Don't The Sunrise Look So Pretty


There are so few times that one can quote Little Feat lyrics and be thinking of French Impressionists, but this is one of them.
I saw two paintings from Monet's Rouen Cathedral series recently at the National Gallery of Art and I haven't been able to stop thinking about them. I purchased two postcards of the paintings and have them hung up in my office. This isn't new. I have had this feeling before--in the early 1990's saw a series he had painted in London, as well as the better known series of sunlight on haystacks that he painted at a Monet exhibit at the Chicago Art Institute and thought about it for a year afterwards. It is not the subject matter that holds my imagination--it is the sunlight. And the variations therein. The moment in time that is captured, just as it was.

I really think he is onto something that is very primal about the human perception of beauty as it relates to the outdoors. Somehow, the changing color with the changing time of day is very dramatic on a building face. The thing I find most captivating about these paintings is that it is something that I notice all the time when I am travelling. When I take the time to sit and watch things in a way that I cannot seem to manage at home. I can't deny that I am an inverterate people watcher. I am. I spend an awful lot of time on days off doing just that. It is the single greatest feature about the 1905 house we bought last year--the front porch and the world that it puts at our doorstep to watch. However, the changing of light over time is gorgeous to behold.

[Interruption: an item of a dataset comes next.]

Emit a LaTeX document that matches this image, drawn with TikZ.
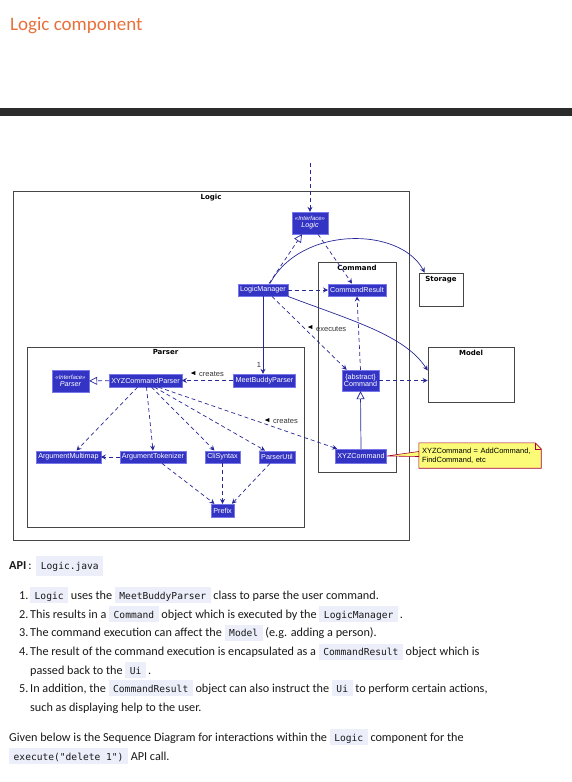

And while reproducions are evocative of the original work, they are a poor second best. The originals are three dimensional and emotional in a way that the photograph is not. Maybe it is the interplay of light on the surface of the paint itself that makes the difference. I have always enjoyed paintings that really lay it on thick, so it might be that it appeals to the love of texture that I am hard wired for.
Monet left 2000 paintings, a remarkable life's work, and almost all of it painted out of doors. Emphasizing sunlight. Magnifique!